Pour mon projet, Magento c'est bien ?
  • Oui, pour tous les sites de ventes de produits avec un business model "classique". Avec un thème sur mesure, on a rapidement une boutique avec beaucoup de fonctionnalités pour un effort limité.
  • Oui, pour les boutiques avec quelques spécificité car la généricité est intéressante et va permettre de bâtir un site en bénéficiant des extensions déjà disponibles.
  • Non, pour réinventer le e-commerce... réaliser le comportement spécifique recherché; pour une boutique qui ne suit pas un modèle classique de tunnel; un type produit inhabituel; une gestion des stocks particulière... bref une boutique qui implémente un métier différent de la simple vente, différent des racines de Magento. Dans ces cas, la généricité est une grosse contrainte.

Conclusion

Les produits sur étagères sont à la mode. Il faut comprendre qu'il est plus facile pour un décideur de (se) défendre un projet basé sur une solution très répandue (et avec le support d'un éditeur) plutôt qu'un projet de développement sur-mesure qui part de rien. Il est également confortable de penser que les mécanismes (lourd) du framework sous-jacent vont encadrer les développements

L'envers du décor, c'est la nécessité de tordre les outils pour arriver à répondre au besoin pour finalement subir autant si ce n'est plsu de problème et de risque qu'un développement traditionnel.

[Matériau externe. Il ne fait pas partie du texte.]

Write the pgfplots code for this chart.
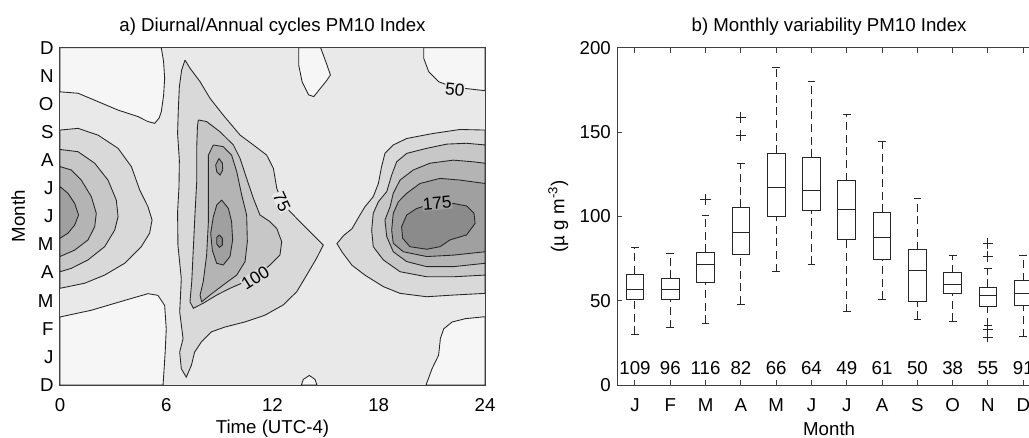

Beaucoup de projet semble suivre le même travers. Toute la généricité et l'adaptabilité sont portés dans le code source déployé sur le serveur de production. C'est inutile ! Il serait plus cohérent qu'une étape intermédiaire entre le développement et la mise en production transforme le code pour en faire un code optimisé (et plus générique).

Si le progrès technique a permis de se débarrasser d’os-commerce, au delà de Magento, c'est l’intérêt de l'usage systématique des framework lourds (Zend, Symfony) qu'il faut peser.